Tra la bidonville e il punto di partenza dei bus, è stato costruito un hangar di 3mila metri quadrati dove è stato allestito il centro di smistamento. Una preoccupazione specifica riguarda i minori. Secondo un censimento dell’organizzazione francese Ftda del 12 ottobre,

nel campo di Calais vi erano 1.291 minori non accompagnati, in media tra i 14 e i 18 anni (il più giovane 6 anni), che rimarranno a Calais finché non verrà accertata la loro situazione.

I migranti si mettono in fila con le loro valige per espletare le procedure ufficiali prima di salire sui bus, racconta Didier Degrémont, presidente della delegazione di Secours-catholique Pas de Calais, presente sul posto fin dalle prime ore delle operazioni. “È estremamente commovente vedere tutte queste persone che abbiamo accompagnato fino ad oggi partire. La nostra speranza è che siano accolte come abbiamo loro promesso. La nostra preoccupazione è capire cosa succederà dopo.
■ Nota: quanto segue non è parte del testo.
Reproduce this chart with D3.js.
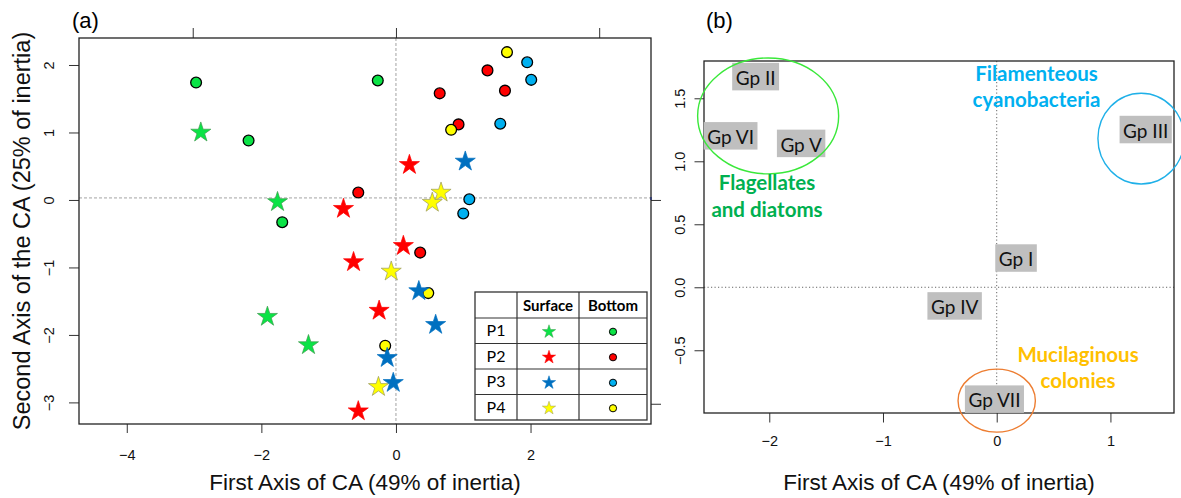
<!DOCTYPE html>
<html><head><meta charset="utf-8">
<script src="https://cdn.jsdelivr.net/npm/d3@7"></script>
<style>body{margin:0;background:#fff}svg{display:block}</style>
</head><body><svg id="c" width="1181" height="498"></svg>
<script>
// ---------- DATA : panel (a) ----------
const sites = ["P1", "P2", "P3", "P4"];
const p1SurfaceX = [-2.90, -1.76, -1.91, -1.30];
const p1SurfaceY = [1.00, -0.03, -1.73, -2.15];
const p1BottomX  = [-2.97, -2.19, -1.69, -0.27];
const p1BottomY  = [1.74, 0.88, -0.33, 1.77];
const p2SurfaceX = [-0.78, 0.20, 0.11, -0.63, -0.25, -0.56];
const p2SurfaceY = [-0.13, 0.52, -0.68, -0.92, -1.64, -3.13];
const p2BottomX  = [1.36, 0.65, 1.62, 0.93, -0.56, 0.36];
const p2BottomY  = [1.92, 1.58, 1.62, 1.12, 0.11, -0.78];
const p3SurfaceX = [1.03, 0.34, 0.59, -0.13, -0.04];
const p3SurfaceY = [0.57, -1.35, -1.85, -2.34, -2.71];
const p3BottomX  = [1.95, 2.01, 1.55, 1.09, 1.00];
const p3BottomY  = [2.04, 1.78, 1.13, 0.01, -0.20];
const p4SurfaceX = [0.67, 0.54, -0.07, -0.26];
const p4SurfaceY = [0.11, -0.04, -1.06, -2.77];
const p4BottomX  = [1.65, 0.82, 0.48, -0.16];
const p4BottomY  = [2.19, 1.04, -1.38, -2.16];
const aTicksX = [-4, -2, 0, 2];
const aTicksY = [-3, -2, -1, 0, 1, 2];
const aTicksTop = [-1, 0, 1];
const aTicksRight = [-1, 0];

// ---------- DATA : panel (b) ----------
const groupNames = ["Gp I", "Gp II", "Gp III", "Gp IV", "Gp V", "Gp VI", "Gp VII"];
const groupX = [0.17, -2.12, 1.31, -0.37, -1.72, -2.34, -0.02];
const groupY = [0.23, 1.67, 1.25, -0.15, 1.14, 1.20, -0.89];
const clusterCX = [-2.01, 1.27, 0.00];
const clusterCY = [1.36, 1.18, -0.90];
const clusterRX = [0.62, 0.38, 0.34];
const clusterRY = [0.46, 0.36, 0.25];
const clusterLines = [["Flagellates", "and diatoms"], ["Filamenteous", "cyanobacteria"], ["Mucilaginous", "colonies"]];
const clusterLabelX = [-2.02, 0.35, 0.715];
const clusterLabelY = [0.77, 1.64, -0.59];
const bTicksX = [-2, -1, 0, 1];
const bTicksY = [-0.5, 0, 0.5, 1, 1.5];

// ---------- STYLE ----------
const starFill   = ["#0be346", "#ff0000", "#0070c0", "#ffff00"];
const starStroke = ["#3c9c4c", "#ff0000", "#0070c0", "#9a9a60"];
const dotFill    = ["#0be346", "#ff0000", "#00b0f0", "#ffff00"];
const ellipseColor = ["#3ae83a", "#1fb0e8", "#ed7d31"];
const clusterTextColor = ["#00b050", "#00b0f0", "#ffc000"];
const RF = "'Liberation Sans', Arial, sans-serif";
const CF = "Lato, 'Open Sans', sans-serif";
const minus = d => (d < 0 ? "\u2212" + Math.abs(d) : String(d));
const minus1 = d => (d < 0 ? "\u2212" + Math.abs(d).toFixed(1) : d.toFixed(1));

const svg = d3.select("#c");
svg.append("rect").attr("width", 1181).attr("height", 498).attr("fill", "#fff");

// ================= PANEL A =================
const ax = d3.scaleLinear().domain([-4.71, 3.79]).range([79, 651]);
const ay = d3.scaleLinear().domain([2.40, -3.32]).range([38, 424]);
const ax2 = d3.scaleLinear().domain(ax.domain().map(d => d / 3.02)).range(ax.range());
const ay2 = d3.scaleLinear().domain(ay.domain().map(d => d / 3.02)).range(ay.range());
const gA = svg.append("g");

function styleAxis(g) {
  g.select(".domain").remove();
  g.selectAll("line").attr("stroke", "#333").attr("stroke-width", 1);
  g.selectAll("text").attr("fill", "#111").attr("font-family", RF).attr("font-size", 14.5);
}

// bottom
gA.append("g").attr("transform", `translate(0,${ay.range()[1]})`)
  .call(d3.axisBottom(ax).tickValues(aTicksX).tickSize(9).tickFormat(minus))
  .call(styleAxis)
  .call(g => g.selectAll("text").attr("y", 36).attr("dy", 0));
// left
gA.append("g").attr("transform", `translate(${ax.range()[0]},0)`)
  .call(d3.axisLeft(ay).tickValues(aTicksY).tickSize(10).tickFormat(minus))
  .call(styleAxis)
  .call(g => g.selectAll("text").attr("transform", "rotate(-90)").attr("x", 0).attr("y", -25)
    .attr("dy", 0).attr("text-anchor", "middle"));
// top secondary
gA.append("g").attr("transform", `translate(0,${ay.range()[0]})`)
  .call(d3.axisTop(ax2).tickValues(aTicksTop).tickSize(10).tickFormat(""))
  .call(styleAxis);
// right secondary
gA.append("g").attr("transform", `translate(${ax.range()[1]},0)`)
  .call(d3.axisRight(ay2).tickValues(aTicksRight).tickSize(10).tickFormat(""))
  .call(styleAxis);

// reference dashed lines
gA.append("line").attr("x1", ax(0)).attr("x2", ax(0)).attr("y1", ay.range()[0]).attr("y2", ay.range()[1])
  .attr("stroke", "#999").attr("stroke-dasharray", "3,2").attr("stroke-width", 0.9);
gA.append("line").attr("x1", ax.range()[0]).attr("x2", ax.range()[1]).attr("y1", ay(0.03)).attr("y2", ay(0.03))
  .attr("stroke", "#999").attr("stroke-dasharray", "3,2").attr("stroke-width", 0.9);
// small blue arrow tip
gA.append("line").attr("x1", ax.range()[1]).attr("x2", ax.range()[1]).attr("y1", ay(0.03) - 1).attr("y2", ay(0.03) + 2)
  .attr("stroke", "#3050ff").attr("stroke-width", 1.5);

// box
gA.append("rect").attr("x", ax.range()[0]).attr("y", ay.range()[0])
  .attr("width", ax.range()[1] - ax.range()[0]).attr("height", ay.range()[1] - ay.range()[0])
  .attr("fill", "none").attr("stroke", "#222").attr("stroke-width", 1.3);

const surfX = [p1SurfaceX, p2SurfaceX, p3SurfaceX, p4SurfaceX];
const surfY = [p1SurfaceY, p2SurfaceY, p3SurfaceY, p4SurfaceY];
const botX = [p1BottomX, p2BottomX, p3BottomX, p4BottomX];
const botY = [p1BottomY, p2BottomY, p3BottomY, p4BottomY];
const star = d3.symbol(d3.symbolStar, 125);
const starSmall = d3.symbol(d3.symbolStar, 55);

function drawStars(i) {
  gA.append("g").selectAll("path").data(surfX[i].map((x, k) => [x, surfY[i][k]])).join("path")
    .attr("d", star).attr("transform", d => `translate(${ax(d[0])},${ay(d[1])})`)
    .attr("fill", starFill[i]).attr("stroke", starStroke[i]).attr("stroke-width", 0.7);
}
function drawDots(i) {
  gA.append("g").selectAll("circle").data(botX[i].map((x, k) => [x, botY[i][k]])).join("circle")
    .attr("cx", d => ax(d[0])).attr("cy", d => ay(d[1])).attr("r", 5.4)
    .attr("fill", dotFill[i]).attr("stroke", "#000").attr("stroke-width", 1.3);
}
drawStars(0); drawDots(0); drawStars(1); drawDots(1); drawDots(2); drawStars(3); drawDots(3); drawStars(2);

// legend table
const colX = [475, 517, 579, 647];
const rowY = [292, 318, 343.5, 369, 394.5, 420];
const lg = gA.append("g");
lg.append("rect").attr("x", colX[0]).attr("y", rowY[0]).attr("width", colX[3] - colX[0]).attr("height", rowY[5] - rowY[0])
  .attr("fill", "#fff").attr("stroke", "#333").attr("stroke-width", 1.3);
colX.slice(1, 3).forEach(x => lg.append("line").attr("x1", x).attr("x2", x).attr("y1", rowY[0]).attr("y2", rowY[5]).attr("stroke", "#333").attr("stroke-width", 1.2));
rowY.slice(1, 5).forEach(y => lg.append("line").attr("x1", colX[0]).attr("x2", colX[3]).attr("y1", y).attr("y2", y).attr("stroke", "#333").attr("stroke-width", 1.2));
const cMid = k => (colX[k] + colX[k + 1]) / 2;
const rMid = k => (rowY[k] + rowY[k + 1]) / 2;
lg.append("text").attr("x", cMid(1)).attr("y", rMid(0) + 5.5).attr("text-anchor", "middle").attr("font-family", CF).attr("font-weight", "bold").attr("font-size", 15).text("Surface");
lg.append("text").attr("x", cMid(2)).attr("y", rMid(0) + 5.5).attr("text-anchor", "middle").attr("font-family", CF).attr("font-weight", "bold").attr("font-size", 15).text("Bottom");
sites.forEach((s, i) => {
  lg.append("text").attr("x", cMid(0)).attr("y", rMid(i + 1) + 5.5).attr("text-anchor", "middle").attr("font-family", CF).attr("font-size", 16).text(s);
  lg.append("path").attr("d", starSmall).attr("transform", `translate(${cMid(1) + 1},${rMid(i + 1) + 1})`)
    .attr("fill", starFill[i]).attr("stroke", starStroke[i]).attr("stroke-width", 0.5);
  lg.append("circle").attr("cx", cMid(2)).attr("cy", rMid(i + 1) + 1).attr("r", 3.6)
    .attr("fill", dotFill[i]).attr("stroke", "#000").attr("stroke-width", 1);
});

// titles
gA.append("text").attr("x", 72).attr("y", 28).attr("font-family", RF).attr("font-size", 22).text("(a)");
gA.append("text").attr("x", (ax.range()[0] + ax.range()[1]) / 2).attr("y", 490).attr("text-anchor", "middle")
  .attr("font-family", RF).attr("font-size", 22.5).attr("fill", "#111").text("First Axis of CA (49% of inertia)");
gA.append("text").attr("transform", `translate(30,${(ay.range()[0] + ay.range()[1]) / 2})rotate(-90)`).attr("text-anchor", "middle")
  .attr("font-family", RF).attr("font-size", 23.5).attr("fill", "#111").text("Second Axis of the CA (25% of inertia)");

// ================= PANEL B =================
const bx = d3.scaleLinear().domain([-2.574, 1.559]).range([704, 1174]);
const by = d3.scaleLinear().domain([1.796, -0.998]).range([61, 413]);
const gB = svg.append("g");

gB.append("g").attr("transform", `translate(0,${by.range()[1]})`)
  .call(d3.axisBottom(bx).tickValues(bTicksX).tickSize(9.5).tickFormat(minus))
  .call(styleAxis)
  .call(g => g.selectAll("text").attr("y", 33).attr("dy", 0));
gB.append("g").attr("transform", `translate(${bx.range()[0]},0)`)
  .call(d3.axisLeft(by).tickValues(bTicksY).tickSize(9.5).tickFormat(minus1))
  .call(styleAxis)
  .call(g => g.selectAll("text").attr("transform", "rotate(-90)").attr("x", 0).attr("y", -19)
    .attr("dy", 0).attr("text-anchor", "middle"));

gB.append("line").attr("x1", bx(0)).attr("x2", bx(0)).attr("y1", by.range()[0]).attr("y2", by.range()[1])
  .attr("stroke", "#666").attr("stroke-dasharray", "1.2,2.3").attr("stroke-width", 1);
gB.append("line").attr("x1", bx.range()[0]).attr("x2", bx.range()[1]).attr("y1", by(0)).attr("y2", by(0))
  .attr("stroke", "#666").attr("stroke-dasharray", "1.2,2.3").attr("stroke-width", 1);

gB.append("rect").attr("x", bx.range()[0]).attr("y", by.range()[0])
  .attr("width", bx.range()[1] - bx.range()[0]).attr("height", by.range()[1] - by.range()[0])
  .attr("fill", "none").attr("stroke", "#222").attr("stroke-width", 1.3);

// group labels with grey boxes
groupNames.forEach((n, i) => {
  const g = gB.append("g");
  const cx = bx(groupX[i]), cy = by(groupY[i]);
  const t = g.append("text").attr("x", cx).attr("y", cy + 8).attr("text-anchor", "middle")
    .attr("font-family", CF).attr("font-size", 19).attr("fill", "#111").text(n);
  const w = t.node().getComputedTextLength();
  g.insert("rect", "text").attr("x", cx - w / 2 - 3.5).attr("y", cy - 14).attr("width", w + 7).attr("height", 27.5)
    .attr("fill", "#bfbfbf");
});

// cluster ellipses
clusterCX.forEach((c, i) => {
  gB.append("ellipse").attr("cx", bx(c)).attr("cy", by(clusterCY[i]))
    .attr("rx", bx(c + clusterRX[i]) - bx(c)).attr("ry", by(clusterCY[i] - clusterRY[i]) - by(clusterCY[i]))
    .attr("fill", "none").attr("stroke", ellipseColor[i]).attr("stroke-width", 1.4);
  const t = gB.append("text").attr("text-anchor", "middle").attr("font-family", CF).attr("font-weight", "bold")
    .attr("font-size", 20.5).attr("fill", clusterTextColor[i]);
  clusterLines[i].forEach((line, k) => {
    t.append("tspan").attr("x", bx(clusterLabelX[i])).attr("y", by(clusterLabelY[i]) + k * 26.5).text(line);
  });
});

gB.append("text").attr("x", 706).attr("y", 28).attr("font-family", RF).attr("font-size", 22).text("(b)");
gB.append("text").attr("x", (bx.range()[0] + bx.range()[1]) / 2).attr("y", 490).attr("text-anchor", "middle")
  .attr("font-family", RF).attr("font-size", 22.5).attr("fill", "#111").text("First Axis of CA (49% of inertia)");
</script></body></html>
Ci chiediamo che cosa ne sarà di quelli che non hanno lo statuto di rifugiati”. I migranti stanno percorrendo file diversificate, che separano i maggiorenni, i minori non accompagnati, le famiglie e le persone vulnerabili che necessitano di cure (e saranno seguite da Medici senza frontiere). Verranno loro proposte due destinazioni in due diverse regioni.
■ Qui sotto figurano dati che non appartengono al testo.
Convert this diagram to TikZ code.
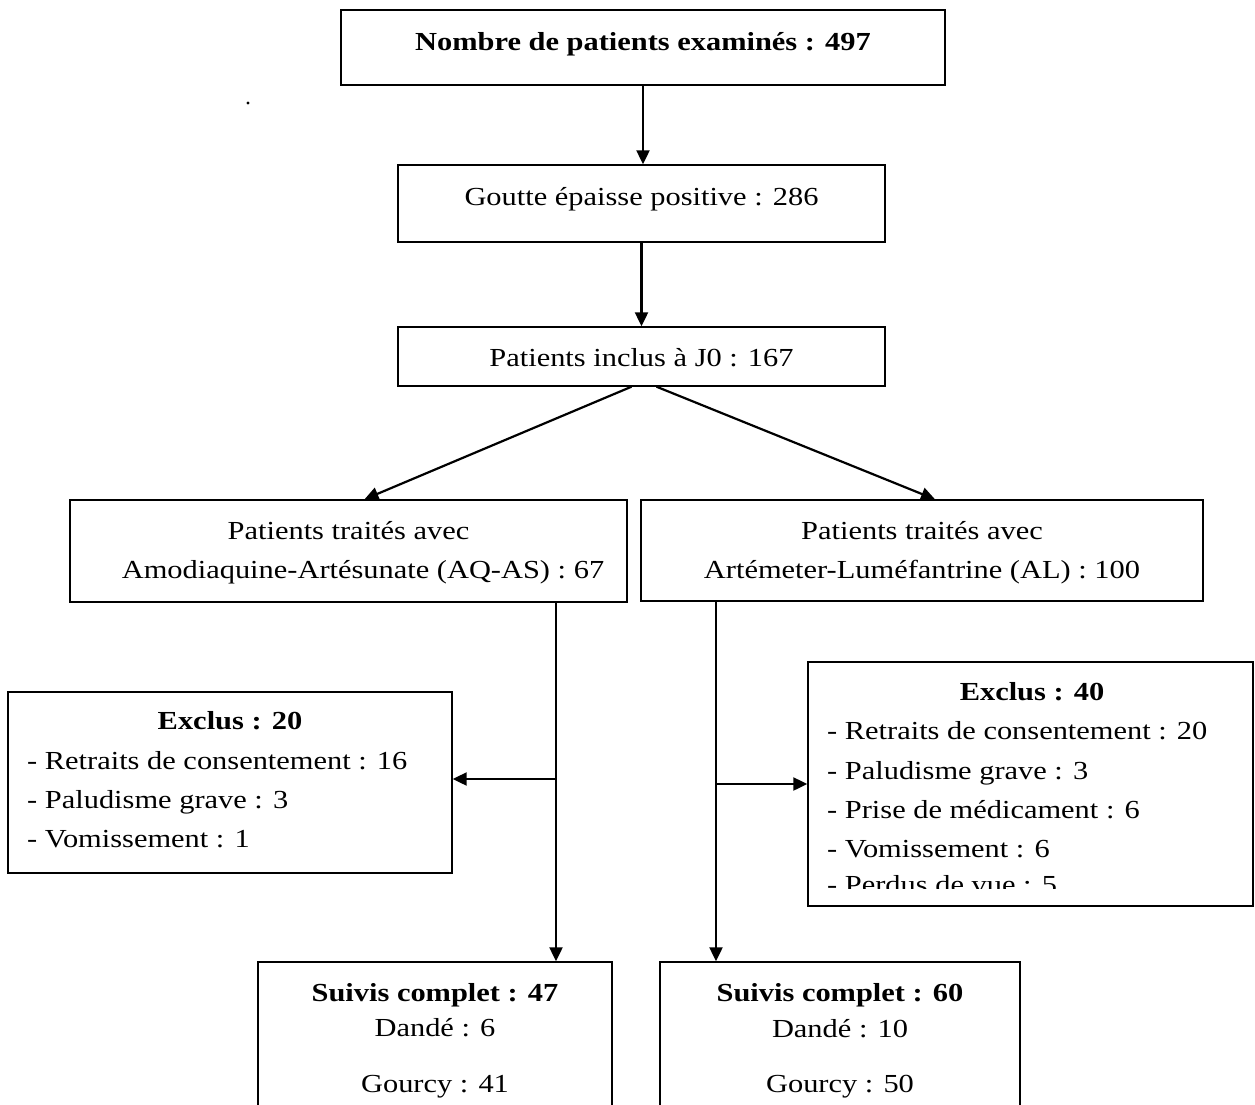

Jusqu’à 20h ce soir, 60 bus partiront de la “jungle” de Calais avec des migrants à leur bord, direction des Centres d’accueil en France

Le condizioni in cui vivevano qui a Calais sono “indescrivibili”.

“Vedo davanti a me tende completamente sommerse nell’acqua – racconta l’operatore della Caritas -. Non si poteva continuare così. Non è degno, non è degno per un Paese come la Francia”.
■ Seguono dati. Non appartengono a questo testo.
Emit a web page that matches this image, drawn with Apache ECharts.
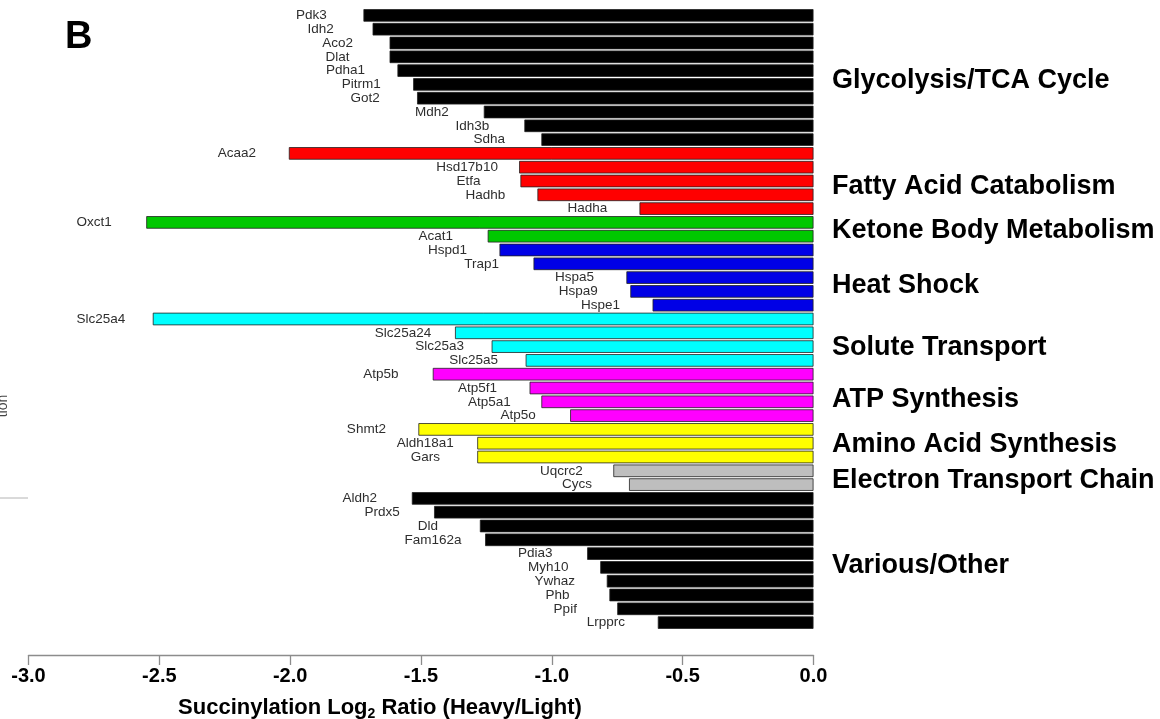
<!DOCTYPE html>
<html>
<head>
<meta charset="utf-8">
<script src="https://cdn.jsdelivr.net/npm/echarts@6/dist/echarts.min.js"></script>
<style>
  html, body { margin: 0; padding: 0; background: #ffffff; }
  #chart { width: 1160px; height: 719px; }
</style>
</head>
<body>
<div id="chart"></div>
<script>
// Proteins, top to bottom, grouped by pathway
const genes = [
  'Pdk3', 'Idh2', 'Aco2', 'Dlat', 'Pdha1', 'Pitrm1', 'Got2', 'Mdh2', 'Idh3b', 'Sdha',
  'Acaa2', 'Hsd17b10', 'Etfa', 'Hadhb', 'Hadha',
  'Oxct1', 'Acat1',
  'Hspd1', 'Trap1', 'Hspa5', 'Hspa9', 'Hspe1',
  'Slc25a4', 'Slc25a24', 'Slc25a3', 'Slc25a5',
  'Atp5b', 'Atp5f1', 'Atp5a1', 'Atp5o',
  'Shmt2', 'Aldh18a1', 'Gars',
  'Uqcrc2', 'Cycs',
  'Aldh2', 'Prdx5', 'Dld', 'Fam162a', 'Pdia3', 'Myh10', 'Ywhaz', 'Phb', 'Ppif', 'Lrpprc'
];

// Succinylation log2 ratio (heavy/light) per protein
const ratios = [
  -1.72, -1.685, -1.62, -1.62, -1.59, -1.53, -1.515, -1.26, -1.105, -1.04,
  -2.005, -1.125, -1.12, -1.055, -0.665,
  -2.55, -1.245,
  -1.20, -1.07, -0.715, -0.70, -0.615,
  -2.525, -1.37, -1.23, -1.10,
  -1.455, -1.085, -1.04, -0.93,
  -1.51, -1.285, -1.285,
  -0.765, -0.705,
  -1.535, -1.45, -1.275, -1.255, -0.865, -0.815, -0.79, -0.78, -0.75, -0.595
];

// Pathway groups and how many consecutive proteins belong to each
const groupNames = [
  'Glycolysis/TCA Cycle', 'Fatty Acid Catabolism', 'Ketone Body Metabolism',
  'Heat Shock', 'Solute Transport', 'ATP Synthesis', 'Amino Acid Synthesis',
  'Electron Transport Chain', 'Various/Other'
];
const groupSizes = [10, 5, 2, 5, 4, 4, 3, 2, 10];

// Axis range and step
const xMin = -3.0;
const xMax = 0.0;
const xStep = 0.5;

// ---- styling ----
const FONT = '"Liberation Sans", Arial, Helvetica, sans-serif';
const groupColors = ['#000000', '#FF0000', '#00C800', '#0000E6', '#00FFFF', '#FF00FF', '#FFFF00', '#BEBEBE', '#000000'];
const groupLabelNudge = [3.5, 5.5, 1.5, 8, 8, 5, 1.5, 3, 5.5];

// group index of each bar
const barGroup = [];
groupSizes.forEach((n, g) => { for (let i = 0; i < n; i++) barGroup.push(g); });

const chart = echarts.init(document.getElementById('chart'), null, { renderer: 'canvas' });

chart.setOption({
  animation: false,
  backgroundColor: '#ffffff',
  grid: { left: 28.5, right: 346.5, top: 8.5, height: 621, containLabel: false, outerBoundsMode: 'none' },
  xAxis: {
    type: 'value',
    min: xMin,
    max: xMax,
    interval: xStep,
    offset: 25.5,
    axisLine: { show: true, lineStyle: { color: '#8c8c8c', width: 1.3 } },
    axisTick: { show: true, length: 10, inside: false, lineStyle: { color: '#8c8c8c', width: 1.3 } },
    splitLine: { show: false },
    axisLabel: {
      margin: 11,
      fontSize: 20,
      fontWeight: 'bold',
      color: '#000',
      fontFamily: FONT,
      showMinLabel: true,
      showMaxLabel: true,
      formatter: v => v.toFixed(1)
    },
    name: '{t|Succinylation Log}{s|2}{t| Ratio (Heavy/Light)}',
    nameLocation: 'middle',
    nameGap: 40,
    nameTextStyle: {
      padding: [0, 82, 0, 0],
      rich: {
        t: { fontSize: 22, fontWeight: 'bold', color: '#000', fontFamily: FONT },
        s: { fontSize: 14, fontWeight: 'bold', color: '#000', fontFamily: FONT, padding: [12, 0, 0, 0] }
      }
    }
  },
  yAxis: {
    type: 'category',
    data: genes,
    inverse: true,
    show: false
  },
  series: [{
    type: 'bar',
    data: ratios,
    barCategoryGap: '9%',
    silent: true,
    itemStyle: {
      color: p => groupColors[barGroup[p.dataIndex]],
      borderColor: '#222222',
      borderWidth: 0.8
    },
    label: {
      show: true,
      position: 'left',
      distance: 52,
      align: 'center',
      verticalAlign: 'middle',
      fontSize: 13.5,
      color: '#2e2e2e',
      fontFamily: FONT,
      formatter: p => p.name
    }
  }]
});

// Pathway names to the right of each group, centred on the group's bars
const graphics = [];
let start = 0;
groupSizes.forEach((n, g) => {
  const yTop = chart.convertToPixel({ yAxisIndex: 0 }, genes[start]);
  const yBot = chart.convertToPixel({ yAxisIndex: 0 }, genes[start + n - 1]);
  graphics.push({
    type: 'text',
    x: 832,
    y: (yTop + yBot) / 2 + groupLabelNudge[g],
    style: {
      text: groupNames[g],
      font: 'bold 27px ' + FONT,
      fill: '#000',
      textAlign: 'left',
      textVerticalAlign: 'middle'
    }
  });
  start += n;
});

// Panel letter
graphics.push({
  type: 'text',
  x: 65,
  y: 38,
  style: { text: 'B', font: 'bold 38px ' + FONT, fill: '#000', textAlign: 'left', textVerticalAlign: 'middle' }
});

// Edge of the neighbouring panel: its rotated axis title and baseline
graphics.push({
  type: 'text',
  rotation: Math.PI / 2,
  x: 3,
  y: 406,
  style: { text: 'tion', font: '14px ' + FONT, fill: '#444', textAlign: 'center', textVerticalAlign: 'middle' }
});
graphics.push({
  type: 'line',
  shape: { x1: 0, y1: 498, x2: 28, y2: 498 },
  style: { stroke: '#b4b4b4', lineWidth: 1 }
});

chart.setOption({ graphic: graphics });
</script>
</body>
</html>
La macchina del dopo-Calais è partita e il Secours-catholique Caritas France ha mobilitato le sue forze associative su tutto il territorio nazionale per accogliere le persone che arriveranno.

Il “grande interrogativo” delle associazioni è sul destino che attende chi non ha intenzione di lasciare Calais e vuole a tutti i costi raggiungere l’Inghilterra. Per questo la Caritas Francia chiede al governo l’istallazione su Calais di un dispositivo permanente di accoglienza, “perché – spiega Degrémont – ci saranno sempre uomini e donne, che arriveranno qui con l’intenzione di ripartire per l’Inghilterra”.

Il vescovo di Arras, monsignor Jean-Paul Jaeger, lancia in queste ore di sgombero un appello perché le operazioni si svolgano con “un surplus di dignità e rispetto, soprattutto nei riguardi dei minori, delle donne sole e delle persone che si trovano in condizioni di salute precarie”.

“Anche se questo luogo ha rappresentato per molti un raggio di speranza – dice il vescovo -, l’insalubrità e le condizioni precarie di sussistenza lo condannano a sparire”. Ma il tempo dello “smantallemento” – chiede mons. Jaeger – deve diventare un tempo per “costruire”.

“Questi uomini e queste donne hanno lasciato il loro Paese e le loro famiglie in circostanze spesso atroci e dolorose. Sono state spesso sfruttate da reti che dovevano condurle a un’ipotetica terra promessa e sono state invece portate a Calais nelle condizioni che conosciamo”.

Il vescovo si dice poi preoccupato che “l’evento altamente mediatizzato possa innescare paure, riflessi di difesa e di rifiuto”. E aggiunge: “Le nostre frontiere cadono quando si tratta di vendere, comprare, produrre, far circolare capitali. Perché dovrebbero ora essere rafforzate e diventare addirittura più chiuse quando degli esseri umani si muovono perché la loro vita è in pericolo?”. Il vescovo di Arras mette quindi in guardia anche dalla campagna elettorale in corso in Francia per le presidenziali del 2017 e chiede di non limitare la questione a slogan elettorali “quando in causa c’è la sopravvivenza stessa di esseri fragili”. E ai fedeli cattolici ricorda che sebbene stia terminando l’Anno della misericordia, le sue opere “continueranno a cadenzare la vita quotidiana delle nostre comunità perché sono il segno e il frutto della missione di Cristo e della Chiesa. “L’accoglienza dello straniero – conclude il vescovo – è una di queste opere di misericordia di cui Cristo ci dà l’esempio e ci chiede di praticare come suoi veri discepoli”.